Um=conj([Up(4*M*N+1:8*M*N,4*M*N+1:8*M*N),Up(4*M*N+1:8*M*N,1:4*M*N);Up(1:4*M*N,4*M*N+1:8*M*N),Up(1:4*M*N,1:4*M*N)]); % DEFINE U(-k) using PH symmetry
Em=diag(Ep);
Em=-diag([Em(4*M*N+1:8*M*N);Em(1:4*M*N)]);
Gp=transpose(Up*double(Ep<0)*Up');
Gm=transpose(Um*double(Em<0)*Um');
deltanew=deltanew+U/L^2*(diag(Gp(5*M*N+1:6*M*N,1:M*N))+diag(Gm(5*M*N+1:6*M*N,1:M*N)));% Do a RUNNING
end
end
Elapsed time is 0.034494 seconds.
Elapsed time is 0.017346 seconds.
Elapsed time is 0.013591 seconds.
Elapsed time is 0.016380 seconds.
Elapsed time is 0.013675 seconds.
Elapsed time is 0.013416 seconds.
Elapsed time is 0.013837 seconds.
Elapsed time is 0.015104 seconds.
...
So I guess Julia takes ~ 50% longer. Slower, but not THAT much slower. Still, I took the time to learn Julia hoping that Julia would be faster than, or at least as fast as, MATLAB…
But maybe there is still a way to speed up my Julia code to match MATLAB?
Did you try with the whole code inside a function? You should not be running code in the global scope. Put everything inside a main
and just call it at the end of the script. You should not be using global variables if you are worried about the performance down to the deciseconds.

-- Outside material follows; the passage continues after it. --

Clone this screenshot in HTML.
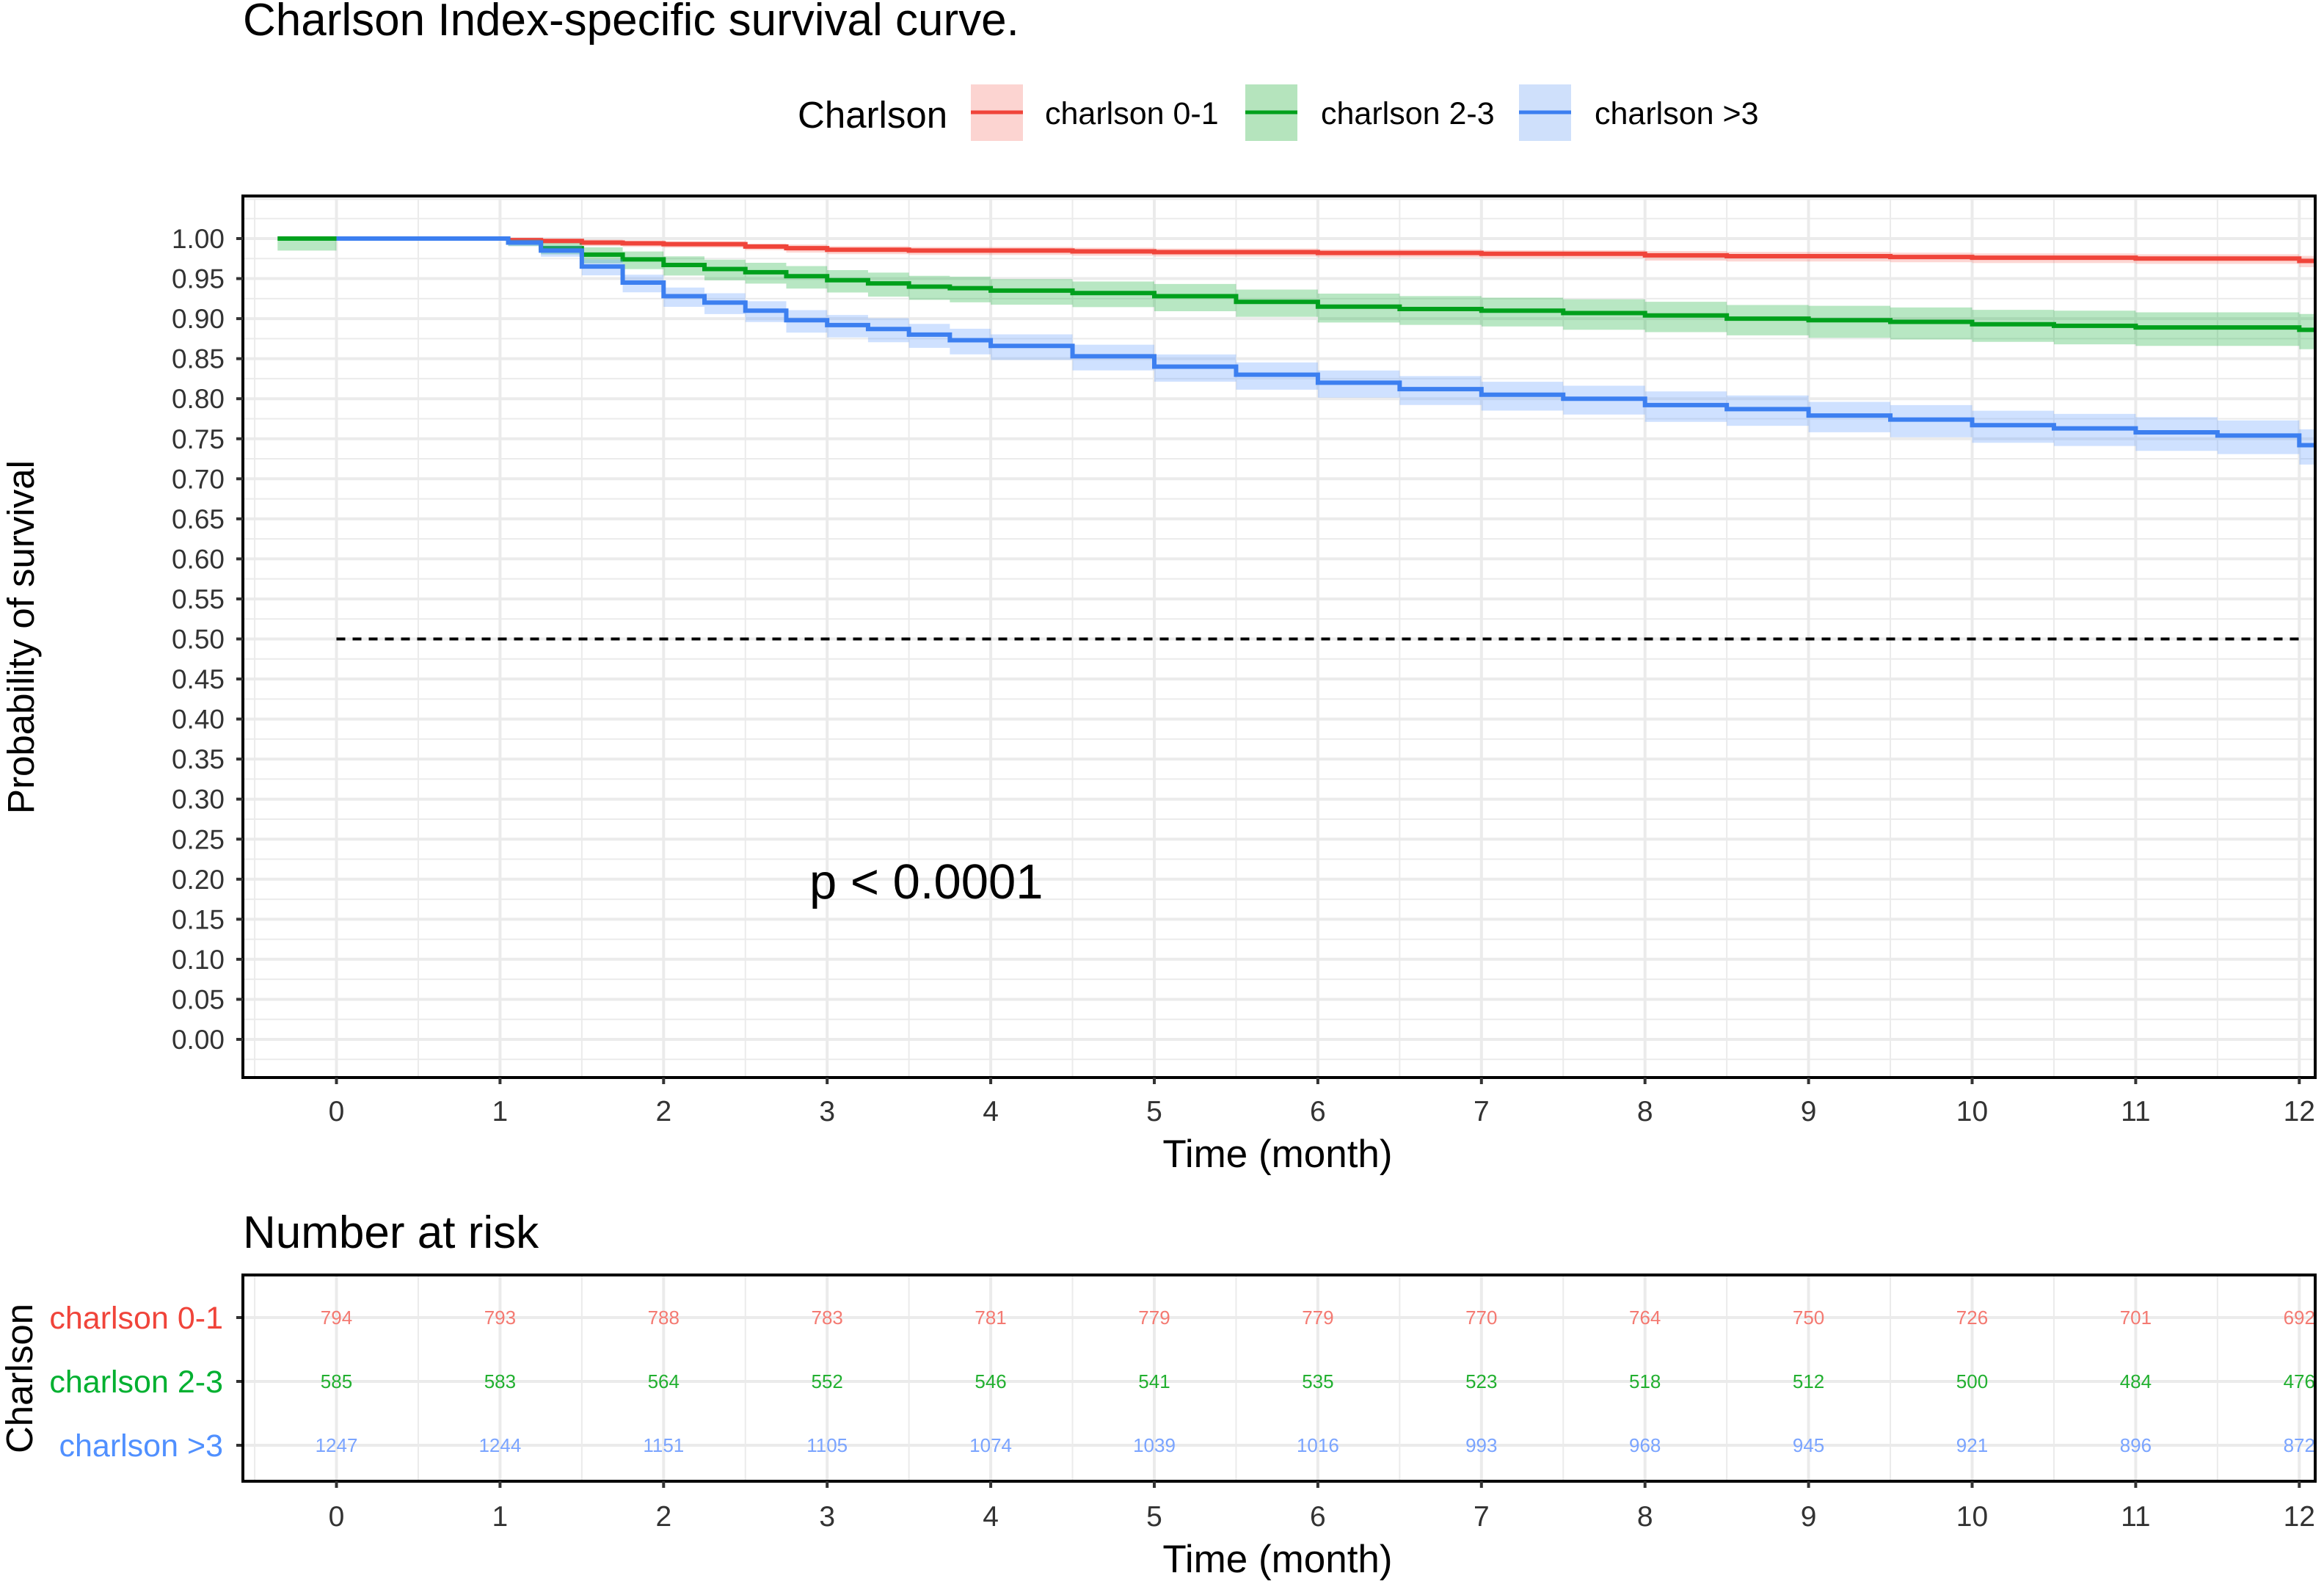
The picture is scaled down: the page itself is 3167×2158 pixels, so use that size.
<!DOCTYPE html>
<html><head><meta charset="utf-8"><style>
html,body{margin:0;padding:0;background:#fff;}
svg{display:block;font-family:"Liberation Sans",Arial,sans-serif;}
</style></head><body>
<svg id="chart" width="3167" height="2158" viewBox="0 0 3167 2158" xmlns="http://www.w3.org/2000/svg">
<defs>
<clipPath id="pclip"><rect x="331" y="267" width="2824" height="1201"/></clipPath>
<clipPath id="rclip"><rect x="331" y="1737" width="2824" height="281"/></clipPath>
</defs>
<text x="331" y="48" font-size="62">Charlson Index-specific survival curve.</text>
<g>
<text x="1087" y="174" font-size="51">Charlson</text>
<g>
<rect x="1323" y="115" width="71" height="77" fill="#fcd4d1"/><line x1="1323" y1="153" x2="1394" y2="153" stroke="#f0443a" stroke-width="5"/>
<text x="1424" y="169" font-size="43">charlson 0-1</text></g>
<g>
<rect x="1697" y="115" width="71" height="77" fill="#b5e4bd"/><line x1="1697" y1="153" x2="1768" y2="153" stroke="#00a01c" stroke-width="5"/>
<text x="1800" y="169" font-size="43">charlson 2-3</text></g>
<g>
<rect x="2070" y="115" width="71" height="77" fill="#cfe0fb"/><line x1="2070" y1="153" x2="2141" y2="153" stroke="#3c7ff0" stroke-width="5"/>
<text x="2173" y="169" font-size="43">charlson &gt;3</text></g>
</g>
<g id="main"></g>
<g id="risk"></g>
<text transform="translate(46,868) rotate(-90)" text-anchor="middle" font-size="51">Probability of survival</text>
<text x="1741" y="1590" text-anchor="middle" font-size="53">Time (month)</text>
<text x="1103" y="1224" font-size="67">p &lt; 0.0001</text>
<text x="331" y="1700" font-size="62">Number at risk</text>
<text transform="translate(44,1878) rotate(-90)" text-anchor="middle" font-size="51">Charlson</text>
<text x="1741" y="2142" text-anchor="middle" font-size="53">Time (month)</text>
</svg>
<script>
const months = [0,0.5,1,1.05,1.25,1.5,1.75,2,2.25,2.5,2.75,3,3.25,3.5,3.75,4,4.5,5,5.5,6,6.5,7,7.5,8,8.5,9,9.5,10,10.5,11,11.5,12];
const survRed   = [1,1,1,0.998,0.997,0.995,0.994,0.993,0.993,0.99,0.988,0.986,0.986,0.985,0.985,0.985,0.984,0.983,0.983,0.982,0.982,0.981,0.981,0.979,0.978,0.978,0.977,0.976,0.976,0.975,0.975,0.972];
const survGreen = [1,1,1,0.995,0.988,0.98,0.974,0.967,0.962,0.958,0.953,0.948,0.944,0.94,0.938,0.935,0.932,0.928,0.921,0.915,0.912,0.91,0.907,0.904,0.9,0.898,0.896,0.893,0.891,0.889,0.889,0.886];
const survBlue  = [1,1,1,0.995,0.985,0.965,0.945,0.928,0.92,0.91,0.898,0.892,0.887,0.88,0.873,0.866,0.853,0.84,0.83,0.82,0.812,0.805,0.8,0.792,0.787,0.779,0.774,0.767,0.763,0.758,0.754,0.742];
const ciRed   = [0,0,0,0.002,0.003,0.004,0.004,0.004,0.004,0.004,0.005,0.005,0.005,0.005,0.005,0.005,0.005,0.005,0.005,0.005,0.005,0.005,0.005,0.006,0.006,0.006,0.006,0.006,0.006,0.006,0.006,0.007];
const ciGreen = [0,0,0,0.004,0.007,0.01,0.011,0.012,0.013,0.013,0.014,0.014,0.015,0.015,0.016,0.016,0.016,0.017,0.017,0.018,0.018,0.018,0.019,0.019,0.019,0.02,0.02,0.02,0.021,0.021,0.021,0.022];
const ciBlue  = [0,0,0,0.004,0.007,0.01,0.011,0.012,0.013,0.013,0.014,0.014,0.015,0.015,0.016,0.016,0.016,0.017,0.017,0.017,0.018,0.018,0.018,0.019,0.019,0.019,0.02,0.02,0.02,0.021,0.021,0.022];
const yTicks = ["0.00","0.05","0.10","0.15","0.20","0.25","0.30","0.35","0.40","0.45","0.50","0.55","0.60","0.65","0.70","0.75","0.80","0.85","0.90","0.95","1.00"];
const xTicks = [0,1,2,3,4,5,6,7,8,9,10,11,12];
const riskRed   = [794,793,788,783,781,779,779,770,764,750,726,701,692];
const riskGreen = [585,583,564,552,546,541,535,523,518,512,500,484,476];
const riskBlue  = [1247,1244,1151,1105,1074,1039,1016,993,968,945,921,896,872];
const groups = ["charlson 0-1","charlson 2-3","charlson >3"];

const NS="http://www.w3.org/2000/svg";
const X = v => 458.5 + v*222.9;
const Y = v => 1416 - v*1091;
function mk(parent,tag,attrs){const e=document.createElementNS(NS,tag);for(const k in attrs)e.setAttribute(k,attrs[k]);parent.appendChild(e);return e;}
const main=document.getElementById('main');
const risk=document.getElementById('risk');

for(let k=-1; k<=42; k++){const v=k*0.025;const major=(k%2===0);
 const l=mk(main,'line',{x1:331,x2:3155,y1:Y(v),y2:Y(v),stroke:'#ebebeb','stroke-width':major?4:2});
 
 }
for(let k=-1; k<=24; k++){const v=k*0.5;const major=(k%2===0);
 const l=mk(main,'line',{x1:X(v),x2:X(v),y1:267,y2:1468,stroke:'#ebebeb','stroke-width':major?4:2});
 
 }
const clipG=mk(main,'g',{'clip-path':'url(#pclip)'});
function stepPts(vals){let p=[];for(let i=0;i<months.length;i++){if(i>0)p.push([X(months[i]),Y(vals[i-1])]);p.push([X(months[i]),Y(vals[i])]);}return p;}
function drawSeries(vals,ci,line,fill,name,startX){
 const up=vals.map((v,i)=>Math.min(1,v+ci[i]*0.9)), lo=vals.map((v,i)=>v-ci[i]*1.1);
 const a=stepPts(up); a.push([X(12.1),Y(up[up.length-1])]);
 const b=stepPts(lo); b.push([X(12.1),Y(lo[lo.length-1])]); b.reverse();
 const band=mk(clipG,'path',{d:'M'+a.concat(b).map(p=>p.join(',')).join('L')+'Z',fill:fill});
 
 
 const pts=stepPts(vals);
 pts.push([X(12.1),Y(vals[vals.length-1])]);
 pts.unshift([X(startX),Y(vals[0])]);
 const ln=mk(clipG,'path',{d:'M'+pts.map(p=>p.join(',')).join('L'),fill:'none',stroke:line,'stroke-width':6});
 
 
}
drawSeries(survRed,ciRed,'#f0443a','rgba(248,118,109,0.3)','charlson-0-1',0);
drawSeries(survGreen,ciGreen,'#00a01c','rgba(0,170,40,0.28)','charlson-2-3',-0.36);
drawSeries(survBlue,ciBlue,'#3c7ff0','rgba(97,156,255,0.3)','charlson-gt3',0);
const gb=mk(clipG,'rect',{x:X(-0.36),y:Y(1),width:X(0)-X(-0.36),height:Y(0.985)-Y(1),fill:'rgba(0,170,40,0.28)'});


const med=mk(main,'line',{x1:X(0),x2:X(12),y1:Y(0.5),y2:Y(0.5),stroke:'#000','stroke-width':4,'stroke-dasharray':'12,10'});


const fr=mk(main,'rect',{x:331,y:267,width:2824,height:1201,fill:'none',stroke:'#000','stroke-width':4});


yTicks.forEach(t=>{const v=parseFloat(t);
 mk(main,'line',{x1:322,x2:331,y1:Y(v),y2:Y(v),stroke:'#333','stroke-width':4});
 const tx=mk(main,'text',{x:306,y:Y(v)+13,'text-anchor':'end','font-size':37,fill:'#333'});tx.textContent=t;
 
 });
xTicks.forEach(t=>{
 mk(main,'line',{x1:X(t),x2:X(t),y1:1468,y2:1477,stroke:'#333','stroke-width':4});
 const tx=mk(main,'text',{x:X(t),y:1527,'text-anchor':'middle','font-size':39,fill:'#333'});tx.textContent=t;
 
 });

const rowY=[1795,1882,1969];
const rColors=['#f0443a','#00b030','#5090ff'];
const nColors=['#f47a72','#22b030','#7aa4ff'];
rowY.forEach(y=>{const l=mk(risk,'line',{x1:331,x2:3155,y1:y,y2:y,stroke:'#ebebeb','stroke-width':4});
 
 });
for(let k=-1; k<=24; k++){const v=k*0.5;const l=mk(risk,'line',{x1:X(v),x2:X(v),y1:1737,y2:2018,stroke:'#ebebeb','stroke-width':(k%2===0)?4:2});
 
 }
const rc=mk(risk,'g',{'clip-path':'url(#rclip)'});
[riskRed,riskGreen,riskBlue].forEach((arr,r)=>{arr.forEach((n,i)=>{
 const t=mk(rc,'text',{x:X(xTicks[i]),y:rowY[r]+9,'text-anchor':'middle','font-size':26,fill:nColors[r]});t.textContent=n;
 
 });});
groups.forEach((g,r)=>{
 mk(risk,'line',{x1:322,x2:331,y1:rowY[r],y2:rowY[r],stroke:'#333','stroke-width':4});
 const t=mk(risk,'text',{x:304,y:rowY[r]+15,'text-anchor':'end','font-size':43,fill:rColors[r]});t.textContent=g;
 
 });
const rf=mk(risk,'rect',{x:331,y:1737,width:2824,height:281,fill:'none',stroke:'#000','stroke-width':4});


xTicks.forEach(t=>{
 mk(risk,'line',{x1:X(t),x2:X(t),y1:2018,y2:2027,stroke:'#333','stroke-width':4});
 const tx=mk(risk,'text',{x:X(t),y:2079,'text-anchor':'middle','font-size':39,fill:'#333'});tx.textContent=t;
 
 });
</script>
</body></html>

If your main work is calling into BLAS and/or LAPACK then there isn’t much speed to be gained aside from algorithmic improvements like using special matrix types. Julia does excel at that and there are packages with many structured matrix types that are much faster if they apply to your actual problem (banded matrices, block-banded matrices, etc.). The other place where Julia will be much faster is if there’s substantial work that isn’t just calling BLAS or LAPACK, which is typically the case—very few real-world workflows are just diagonalizaing a completely unstructured matrix repeatedly. Of course you may have one of those problems, in which case this is a good news/bad news situation: the good news is that you’re already getting optimal performance; the bad news is that you can’t make it any faster. Otherwise it seems like you may have pared down a real problem where Julia can help your performance (possibly structured matrices, work that isn’t just diagonalization) to the part that can’t be sped up. So the advice I’d give is to zoom out and ask for help optimizing a bigger and more realistic problem. There are some people on here with incredible insight into both mathematics and code optimization who are very willing to help!
Also, as Henrique said, don’t do everything in global scope. Try that first and see how that fares.
In my program all those variables are passed into a function which contains the for loop above. This is what you mean, right?
The results for that test are shown in post 8 above.
What code are you actually running, and how are you running it? What you’ve shown are two versions, either everything global scope (which can easily kill performance on its own), or everything in a function - including using
modules via @eval
, again making it hard for the compiler to do much of anything because that loads the required routines AFTER compilation, which thus may include more dynamic dispatch, fewer optimizations etc…
What we’ve tried to tell you was that you should put your actual code into a function, with the using
statements outside of it at the top level.
It’s unclear to me what you’re running, how you’re running the code, how you’re benchmarking, how you’re profiling (how did you identify eigen
as the expensive part in the first place? Where there other clues hinting at why that may be, instead of just “eigen
is slow by intuition/knowledge about matrix operations”?)
I think these in part are what make it hard to give specific suggestions.